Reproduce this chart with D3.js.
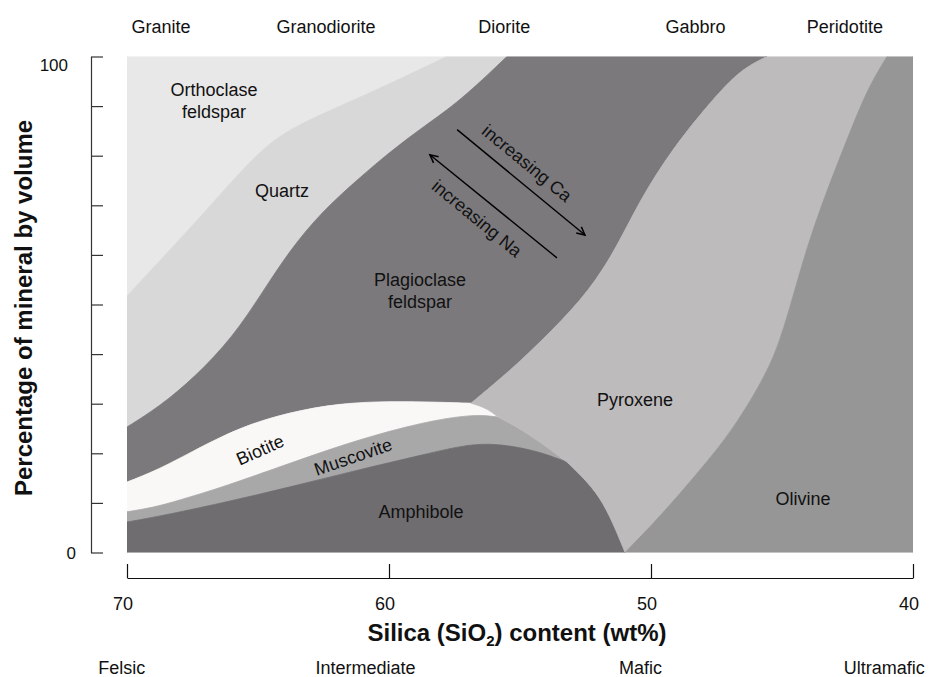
<!DOCTYPE html>
<html>
<head>
<meta charset="utf-8">
<script src="https://cdn.jsdelivr.net/npm/d3@7"></script>
<style>
  html, body { margin: 0; padding: 0; background: #fff; }
  svg { display: block; font-family: "Liberation Sans", Arial, Helvetica, sans-serif; }
</style>
</head>
<body>
<svg id="chart" width="931" height="677"></svg>
<script>
// ---------------- DATA (silica wt%, percent by volume) ----------------
const silicaTicks = [70, 60, 50, 40];
const percentTicks = [0, 10, 20, 30, 40, 50, 60, 70, 80, 90, 100];
const percentTickLabels = [0, 100];

const rockNames  = ["Granite", "Granodiorite", "Diorite", "Gabbro", "Peridotite"];
const rockSilica = [68.7, 62.4, 55.6, 48.3, 42.6];
const classNames  = ["Felsic", "Intermediate", "Mafic", "Ultramafic"];
const classSilica = [70.2, 60.9, 50.4, 41.1];

// boundary curves [silica, percent]
const orthoQuartz  = [[70,51.7],[68.47,60.4],[66.95,69.1],[65.69,76.7],[64.54,82.8],[63.4,86.4],[61.87,90.0],[59.96,94.5],[57.79,100]];
const quartzPlag   = [[70,25.3],[68.74,29.5],[67.4,35.4],[65.95,43.5],[64.85,52.3],[63.78,61.0],[62.56,68.7],[61.22,75.1],[59.96,80.8],[58.7,85.8],[57.29,91.0],[55.5,100]];
const plagPyroxene = [[45.57,100],[46.6,97.3],[47.67,91.2],[49.16,81.6],[50.42,71.1],[51.3,61.6],[52.33,52.9],[53.78,44.7],[55.38,36.6],[56.87,30.1]];
const biotiteTopA  = [[70,14.2],[68.85,16.6],[67.6,20.1],[65.69,25.3],[63.78,28.3],[61.87,30.1],[59.96,30.5],[58.05,30.3],[56.87,30.1]];
const biotiteTopB  = [[56.87,30.1],[56.26,29.1],[55.84,27.3]];
const biotiteMusc  = [[70,8.2],[68.85,9.2],[67.6,11.2],[66.34,13.2],[63.78,18.0],[61.22,22.7],[58.7,26.3],[56.79,27.9],[55.84,27.3]];
const muscPyroxene = [[55.84,27.3],[55.11,25.3],[54.24,22.3],[53.59,19.7],[53.21,18.25]];
const muscAmph     = [[70,6.15],[68.85,7.2],[66.34,10.0],[63.78,13.2],[61.22,16.6],[58.7,19.7],[56.79,22.1],[55.5,21.7],[54.24,20.3],[53.21,18.25]];
const amphPyroxene = [[53.21,18.25],[52.6,15.2],[51.95,11.2],[51.45,5.95],[50.99,0]];
const pyroxOlivine = [[40.99,100],[41.76,93.3],[42.52,83.2],[43.28,73.1],[44.05,61.6],[44.69,49.5],[45.08,42.8],[45.57,36.2],[46.87,24.7],[48.13,16.6],[49.66,7.2],[50.99,0]];

const mineralNames  = ["Orthoclase", "Quartz", "Plagioclase", "Biotite", "Muscovite", "Amphibole", "Pyroxene", "Olivine"];
const mineralColors = ["#e8e8e8", "#d9d8d8", "#7b797c", "#f9f8f6", "#a9a8a9", "#6f6d70", "#bdbbbc", "#969696"];

// label anchors [silica, percent]
const labelText  = [["Orthoclase","feldspar"], ["Quartz"], ["Plagioclase","feldspar"], ["Biotite"], ["Muscovite"], ["Amphibole"], ["Pyroxene"], ["Olivine"], ["increasing Ca"], ["increasing Na"]];
const labelPos   = [[66.68,92.0], [64.08,71.7], [58.82,53.7], [64.92,20.7], [61.37,19.3], [58.78,7.0], [50.61,29.5], [44.2,9.6], [54.73,78.5], [56.64,67.4]];
const labelAngle = [0, 0, 0, -24, -19, 0, 0, 0, 39.4, 39.4];

const arrowCa = [[57.4,85.25],[52.52,64.0]];
const arrowNa = [[53.59,59.4],[58.44,80.2]];

// ---------------- CHART ----------------
const svg = d3.select("#chart");
const x = d3.scaleLinear().domain([70, 40]).range([127, 913]);
const y = d3.scaleLinear().domain([0, 100]).range([552.5, 56.5]);

const rev = a => a.slice().reverse();
const line = d3.line().x(d => x(d[0])).y(d => y(d[1])).curve(d3.curveBasis);
function poly(parts) {
  let s = "";
  parts.forEach((p, i) => {
    let d;
    if (p.length === 1) d = "M" + x(p[0][0]) + "," + y(p[0][1]);
    else d = line(p);
    s += (i === 0 ? d : "L" + d.slice(1));
  });
  return s + "Z";
}

const regions = [
  [orthoQuartz, [[70,100]]],
  [quartzPlag, rev(orthoQuartz)],
  [biotiteTopA, rev(plagPyroxene), rev(quartzPlag)],
  [biotiteTopA, biotiteTopB, rev(biotiteMusc)],
  [biotiteMusc, muscPyroxene, rev(muscAmph)],
  [muscAmph, amphPyroxene, [[70,0]]],
  [plagPyroxene, biotiteTopB, muscPyroxene, amphPyroxene, rev(pyroxOlivine)],
  [pyroxOlivine, [[40,0]], [[40,100]]]
];

const defs = svg.append("defs");
defs.append("clipPath").attr("id", "plotClip")
  .append("rect").attr("x", x(70)).attr("y", y(100)).attr("width", x(40) - x(70)).attr("height", y(0) - y(100));

defs.append("marker").attr("id", "arrow")
  .attr("viewBox", "-10 -6 12 12").attr("refX", 0).attr("refY", 0)
  .attr("markerWidth", 12).attr("markerHeight", 12).attr("markerUnits", "userSpaceOnUse")
  .attr("orient", "auto")
  .append("path").attr("d", "M-8,-4L0,0L-8,4").attr("fill", "none").attr("stroke", "#000").attr("stroke-width", 1.5);

const plot = svg.append("g").attr("clip-path", "url(#plotClip)");
plot.selectAll("path.region").data(regions).join("path")
  .attr("class", "region")
  .attr("d", d => poly(d))
  .attr("fill", (d, i) => mineralColors[i])
  .attr("stroke", (d, i) => mineralColors[i])
  .attr("stroke-width", 0.8)
  .attr("stroke-linejoin", "round");

// arrows
[arrowCa, arrowNa].forEach(a => {
  svg.append("line")
    .attr("x1", x(a[0][0])).attr("y1", y(a[0][1]))
    .attr("x2", x(a[1][0])).attr("y2", y(a[1][1]))
    .attr("stroke", "#000").attr("stroke-width", 1.4)
    .attr("marker-end", "url(#arrow)");
});

// labels
labelText.forEach((lines, i) => {
  const px = x(labelPos[i][0]), py = y(labelPos[i][1]);
  const t = svg.append("text")
    .attr("text-anchor", "middle")
    .attr("font-size", 18)
    .attr("fill", "#111");
  if (labelAngle[i] !== 0) {
    t.attr("transform", `translate(${px},${py}) rotate(${labelAngle[i]})`).attr("dy", "0.35em").text(lines[0]);
  } else {
    lines.forEach((ln, k) => {
      t.append("tspan").attr("x", px).attr("y", py + k * 21.5).text(ln);
    });
  }
});

// y axis
const yAxis = d3.axisRight(y).tickValues(percentTicks).tickSize(12).tickSizeOuter(0).tickFormat("");
const yg = svg.append("g").attr("transform", "translate(91,0)").call(yAxis);
yg.selectAll("path, line").attr("stroke", "#333").attr("stroke-width", 1.2);

svg.selectAll("text.ytl").data(percentTickLabels).join("text")
  .attr("class", "ytl")
  .attr("x", d => d === 100 ? 68 : 76)
  .attr("y", d => d === 100 ? y(d) + 14 : y(d) + 6)
  .attr("text-anchor", "end")
  .attr("font-size", 17)
  .attr("fill", "#111")
  .text(d => d);

svg.append("text")
  .attr("transform", `translate(32,${y(49.3)}) rotate(-90)`)
  .attr("text-anchor", "middle")
  .attr("font-size", 24)
  .attr("font-weight", "bold")
  .attr("fill", "#111")
  .text("Percentage of mineral by volume");

// x axis
const xAxis = d3.axisTop(x).tickValues(silicaTicks).tickSize(14).tickSizeOuter(0).tickFormat("");
const xg = svg.append("g").attr("transform", "translate(0,578)").call(xAxis);
xg.selectAll("path, line").attr("stroke", "#111").attr("stroke-width", 1.2);

svg.selectAll("text.xtl").data(silicaTicks).join("text")
  .attr("class", "xtl")
  .attr("x", d => x(d) - 4)
  .attr("y", 610)
  .attr("text-anchor", "middle")
  .attr("font-size", 18)
  .attr("fill", "#111")
  .text(d => d);

const xt = svg.append("text")
  .attr("x", 517).attr("y", 641)
  .attr("text-anchor", "middle")
  .attr("font-size", 24)
  .attr("font-weight", "bold")
  .attr("fill", "#111");
xt.append("tspan").text("Silica (SiO");
xt.append("tspan").attr("font-size", 15).attr("dy", 5).text("2");
xt.append("tspan").attr("dy", -5).text(") content (wt%)");

// rock names on top
svg.selectAll("text.rock").data(rockNames).join("text")
  .attr("class", "rock")
  .attr("x", (d, i) => x(rockSilica[i]))
  .attr("y", 33)
  .attr("text-anchor", "middle")
  .attr("font-size", 18)
  .attr("fill", "#111")
  .text(d => d);

// composition classes at bottom
svg.selectAll("text.cls").data(classNames).join("text")
  .attr("class", "cls")
  .attr("x", (d, i) => x(classSilica[i]))
  .attr("y", 674)
  .attr("text-anchor", "middle")
  .attr("font-size", 18)
  .attr("fill", "#111")
  .text(d => d);
</script>
</body>
</html>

> WHAT YOU ARE ASKED TO DO: Every line from the start of the listing above through the line with "const percentTickLabels = [0, 100];" should be repeated exactly; skip the pictures and add nothing else.

> REPLY:
Reproduce this chart with D3.js.
<!DOCTYPE html>
<html>
<head>
<meta charset="utf-8">
<script src="https://cdn.jsdelivr.net/npm/d3@7"></script>
<style>
  html, body { margin: 0; padding: 0; background: #fff; }
  svg { display: block; font-family: "Liberation Sans", Arial, Helvetica, sans-serif; }
</style>
</head>
<body>
<svg id="chart" width="931" height="677"></svg>
<script>
// ---------------- DATA (silica wt%, percent by volume) ----------------
const silicaTicks = [70, 60, 50, 40];
const percentTicks = [0, 10, 20, 30, 40, 50, 60, 70, 80, 90, 100];
const percentTickLabels = [0, 100];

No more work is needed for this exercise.